*THE EXERCISE*. Filter this material down to the lines that hold "page", copying each one.

* Start DATASET EXCERPTS *

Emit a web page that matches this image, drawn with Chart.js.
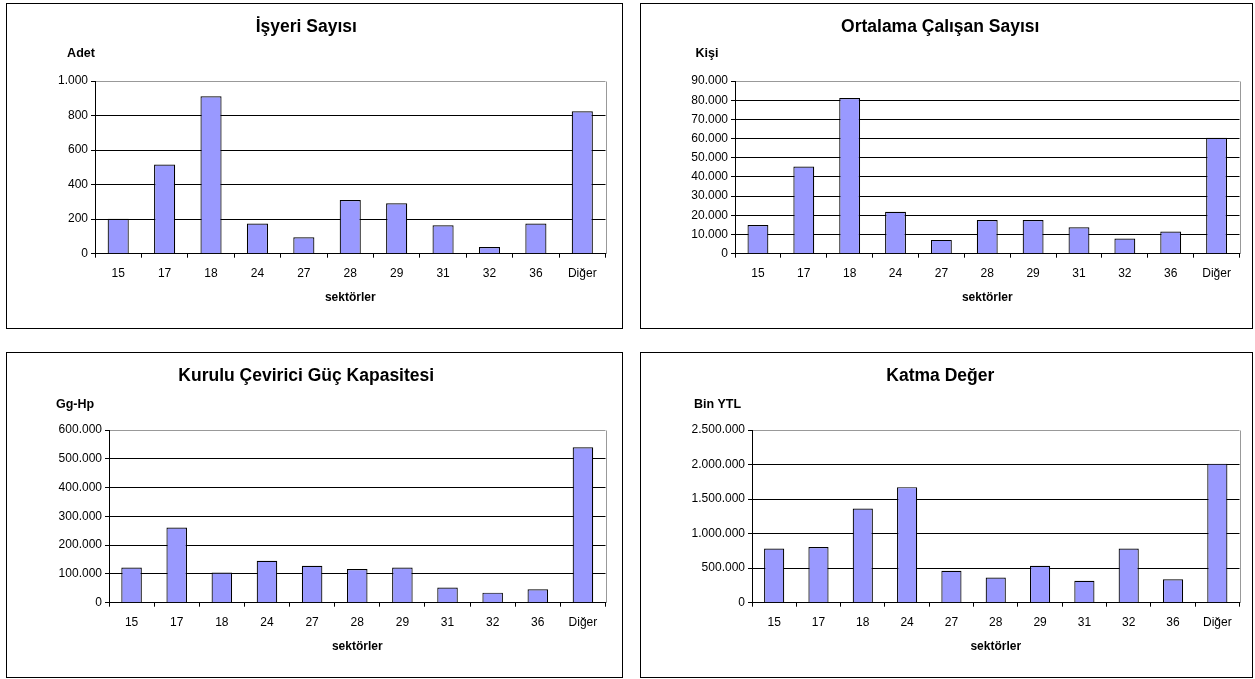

* End DATASET EXCERPTS *
* Start DATASET EXCERPTS *

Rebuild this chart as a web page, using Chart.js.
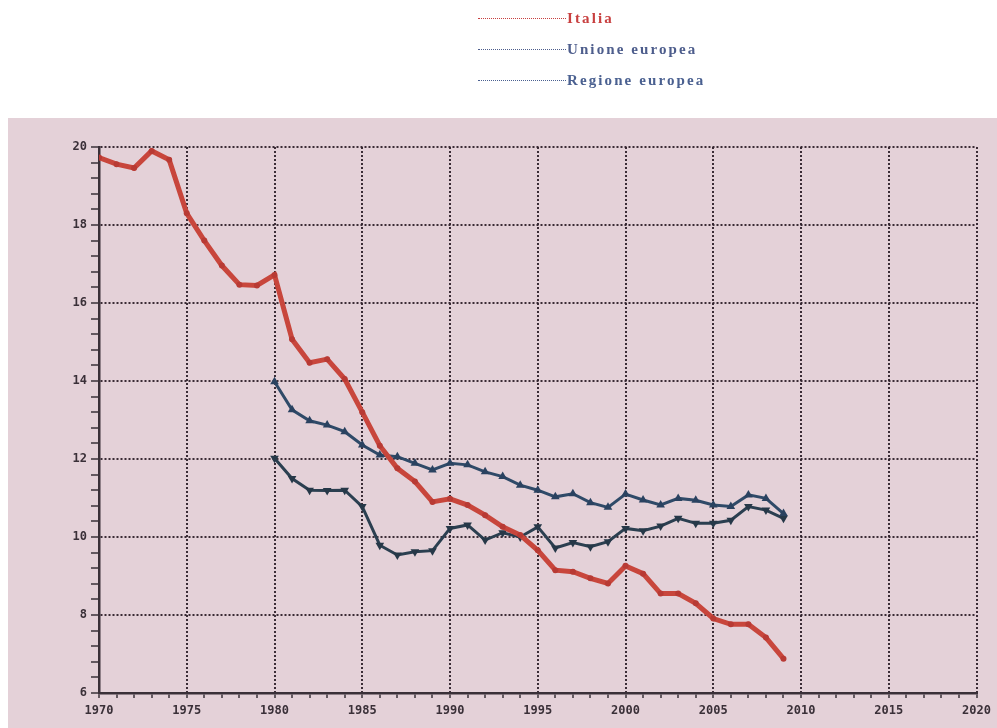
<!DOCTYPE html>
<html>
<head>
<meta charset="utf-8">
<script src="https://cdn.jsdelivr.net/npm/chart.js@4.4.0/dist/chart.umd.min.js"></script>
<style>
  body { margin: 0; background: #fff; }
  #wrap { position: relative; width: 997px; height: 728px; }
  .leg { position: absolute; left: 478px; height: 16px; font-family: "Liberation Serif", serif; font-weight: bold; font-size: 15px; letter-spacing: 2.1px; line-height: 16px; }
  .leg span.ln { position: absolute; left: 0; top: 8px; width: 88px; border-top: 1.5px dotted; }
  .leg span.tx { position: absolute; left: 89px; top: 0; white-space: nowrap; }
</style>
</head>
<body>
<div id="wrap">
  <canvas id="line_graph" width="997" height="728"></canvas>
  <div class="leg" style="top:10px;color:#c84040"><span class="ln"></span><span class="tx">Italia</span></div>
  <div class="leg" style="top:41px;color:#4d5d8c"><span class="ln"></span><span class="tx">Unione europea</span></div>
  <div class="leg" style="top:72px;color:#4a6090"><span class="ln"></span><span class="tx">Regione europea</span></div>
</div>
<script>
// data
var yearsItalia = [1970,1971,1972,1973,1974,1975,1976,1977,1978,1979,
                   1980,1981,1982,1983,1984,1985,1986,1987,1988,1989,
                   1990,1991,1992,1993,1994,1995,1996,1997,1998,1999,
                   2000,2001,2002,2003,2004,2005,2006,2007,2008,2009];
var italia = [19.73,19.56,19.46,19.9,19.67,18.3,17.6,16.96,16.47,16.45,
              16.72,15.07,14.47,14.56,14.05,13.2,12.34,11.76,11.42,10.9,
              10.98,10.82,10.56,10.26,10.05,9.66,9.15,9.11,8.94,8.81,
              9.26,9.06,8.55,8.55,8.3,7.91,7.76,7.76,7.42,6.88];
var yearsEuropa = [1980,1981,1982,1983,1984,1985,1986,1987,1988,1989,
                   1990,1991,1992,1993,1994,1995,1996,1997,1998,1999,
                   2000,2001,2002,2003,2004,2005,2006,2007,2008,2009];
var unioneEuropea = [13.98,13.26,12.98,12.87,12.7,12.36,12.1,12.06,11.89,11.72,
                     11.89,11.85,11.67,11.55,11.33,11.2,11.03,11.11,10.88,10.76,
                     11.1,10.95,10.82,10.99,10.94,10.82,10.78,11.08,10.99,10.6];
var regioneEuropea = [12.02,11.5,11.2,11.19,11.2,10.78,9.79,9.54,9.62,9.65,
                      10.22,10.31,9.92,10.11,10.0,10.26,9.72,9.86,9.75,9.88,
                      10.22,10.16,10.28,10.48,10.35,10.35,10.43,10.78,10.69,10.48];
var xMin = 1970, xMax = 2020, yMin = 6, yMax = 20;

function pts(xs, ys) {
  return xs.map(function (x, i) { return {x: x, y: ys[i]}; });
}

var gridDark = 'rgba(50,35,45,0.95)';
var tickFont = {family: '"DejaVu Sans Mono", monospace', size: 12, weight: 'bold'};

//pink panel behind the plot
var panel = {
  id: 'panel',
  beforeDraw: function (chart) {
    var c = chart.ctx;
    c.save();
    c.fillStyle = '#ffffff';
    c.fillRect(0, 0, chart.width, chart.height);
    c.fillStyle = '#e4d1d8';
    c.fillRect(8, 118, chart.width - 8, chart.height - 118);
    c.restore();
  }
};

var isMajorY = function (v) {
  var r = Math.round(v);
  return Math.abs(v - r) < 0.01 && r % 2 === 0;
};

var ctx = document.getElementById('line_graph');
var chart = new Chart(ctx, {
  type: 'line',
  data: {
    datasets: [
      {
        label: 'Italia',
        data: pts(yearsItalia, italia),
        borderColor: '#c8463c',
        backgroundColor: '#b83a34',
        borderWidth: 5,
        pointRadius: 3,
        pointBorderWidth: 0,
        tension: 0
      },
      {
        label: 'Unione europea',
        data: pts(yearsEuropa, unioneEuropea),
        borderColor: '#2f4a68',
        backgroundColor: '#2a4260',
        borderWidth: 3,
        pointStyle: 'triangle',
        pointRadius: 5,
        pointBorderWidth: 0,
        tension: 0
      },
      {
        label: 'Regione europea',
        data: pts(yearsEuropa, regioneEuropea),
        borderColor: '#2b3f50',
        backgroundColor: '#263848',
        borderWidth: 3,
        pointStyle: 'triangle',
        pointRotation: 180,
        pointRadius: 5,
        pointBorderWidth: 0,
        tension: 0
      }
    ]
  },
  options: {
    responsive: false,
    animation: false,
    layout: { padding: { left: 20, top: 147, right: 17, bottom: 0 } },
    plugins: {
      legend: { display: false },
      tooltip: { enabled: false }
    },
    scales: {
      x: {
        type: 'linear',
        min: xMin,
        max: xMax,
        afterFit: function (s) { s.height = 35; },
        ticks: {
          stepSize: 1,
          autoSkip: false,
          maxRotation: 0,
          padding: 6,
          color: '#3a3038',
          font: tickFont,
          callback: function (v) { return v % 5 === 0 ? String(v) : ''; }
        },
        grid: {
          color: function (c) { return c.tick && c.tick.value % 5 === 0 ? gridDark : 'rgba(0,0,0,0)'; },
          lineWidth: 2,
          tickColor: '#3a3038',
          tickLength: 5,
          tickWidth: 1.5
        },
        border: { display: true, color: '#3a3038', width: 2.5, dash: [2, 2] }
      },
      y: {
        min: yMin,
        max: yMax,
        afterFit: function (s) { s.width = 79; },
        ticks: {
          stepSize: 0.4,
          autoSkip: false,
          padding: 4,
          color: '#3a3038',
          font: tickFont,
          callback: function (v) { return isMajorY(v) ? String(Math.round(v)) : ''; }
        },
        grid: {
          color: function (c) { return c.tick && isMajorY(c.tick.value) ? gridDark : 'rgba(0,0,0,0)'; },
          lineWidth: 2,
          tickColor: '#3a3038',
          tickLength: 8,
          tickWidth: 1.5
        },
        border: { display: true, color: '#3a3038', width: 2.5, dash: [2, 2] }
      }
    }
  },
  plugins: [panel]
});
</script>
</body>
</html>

* End DATASET EXCERPTS *

*SOLUTION FOR THIS PROBLEM*.
Emit a web page that matches this image, drawn with Chart.js.
Rebuild this chart as a web page, using Chart.js.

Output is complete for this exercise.